The help for Small Business before the 2020/21 Budget
September 29, 2020
With the Federal Budget only a week away, we’re starting to see a number of significant policy announcements that herald a big shift in economic decision making.
Facing a $225 billion deficit, stimulatory infrastructure spending and tax cuts have been signalled ahead of the budget, and while these measures will play an important part in our economic recovery, they don’t do enough to help Australia’s small business community. As Mark Bouris says, we need courageous thinking and bold action to support Australian small businesses out the other side of this pandemic-induced recession.
Last week the Federal Treasurer Josh Frydenberg announced two major reforms that will directly benefit small businesses around the country.
- changes to Australia’s insolvency laws to support the small businesses that have had to take on excessive debt to survive through the lockdowns.
- reforms to Australia’s lending laws that will improve the flow of credit, making it easier for households and businesses to borrow money.
Insolvency reforms explained
The COVID-19 induced recession has forced many small businesses to substantially increase their debt levels in order to keep their doors open during the pandemic. Current legislation makes it difficult for businesses facing financial distress to survive, and further makes the process of shutting your business down a drawn out and expensive affair.
The newly announced reforms feature three key elements
- A new, faster and simpler debt restructuring process to maximise a businesses chance of survival.
- A new liquidation pathway for small businesses, to allow a faster and lower-cost liquidation which will increase returns for creditors and employees.
- Measures to ensure the insolvency sector can respond to an increased demand for services following the end of existing temporary relief measures.
The new debt-restructuring process will see a shift in the process from the current “creditor in possession” model to a “debtor in possession” model – explained here.

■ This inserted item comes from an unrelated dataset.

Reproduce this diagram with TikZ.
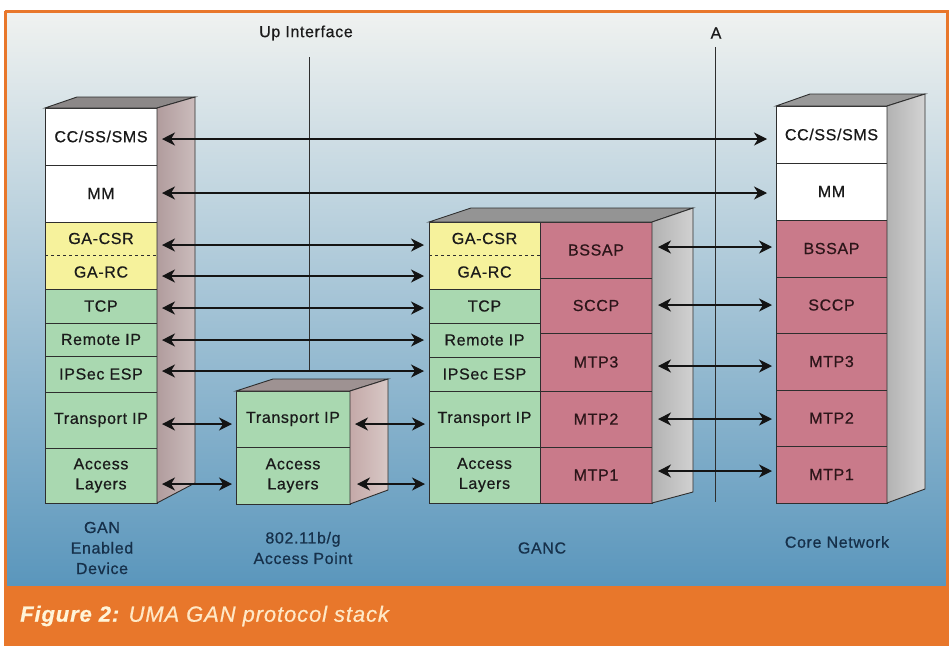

The business will have 20 days to put together a debt-restructuring plan, after which creditors will have 15 days to vote on the plan. Over this time, there will be a moratorium on any actions of creditors against the business.
Businesses with under $1 million in liabilities will be eligible for this new debt-restructuring process, covering 76% of businesses that will face insolvency. The debt-restructuring plans will be advised on and delivered by a small business restructuring practitioner.
Responsible Lending reforms explained
Access to credit is vital to Australia’s economic success, and over time, additional legislation has squeezed this artery of our economy.
A key element in these reforms to lending is a shift away from the current “lender beware” model towards a “borrower responsibility” principle. The current focus of responsibility on the lender, a position built up following the Global Financial Crisis and the Hayne Commission has seen lenders become excessively cautious, and slowed the flow of credit to households and businesses.
Put crudely, more credit leads to more spending, so the Government is hoping that peeling back several of the Hayne Commission changes to lending will help to stimulate spending. Time will tell.
“Lenders do not want to lend money to someone that can’t pay them back,” Mark Bouris said.
“This is important, courageous economic policy which if passed will bolster liquidity in our pallid economy.”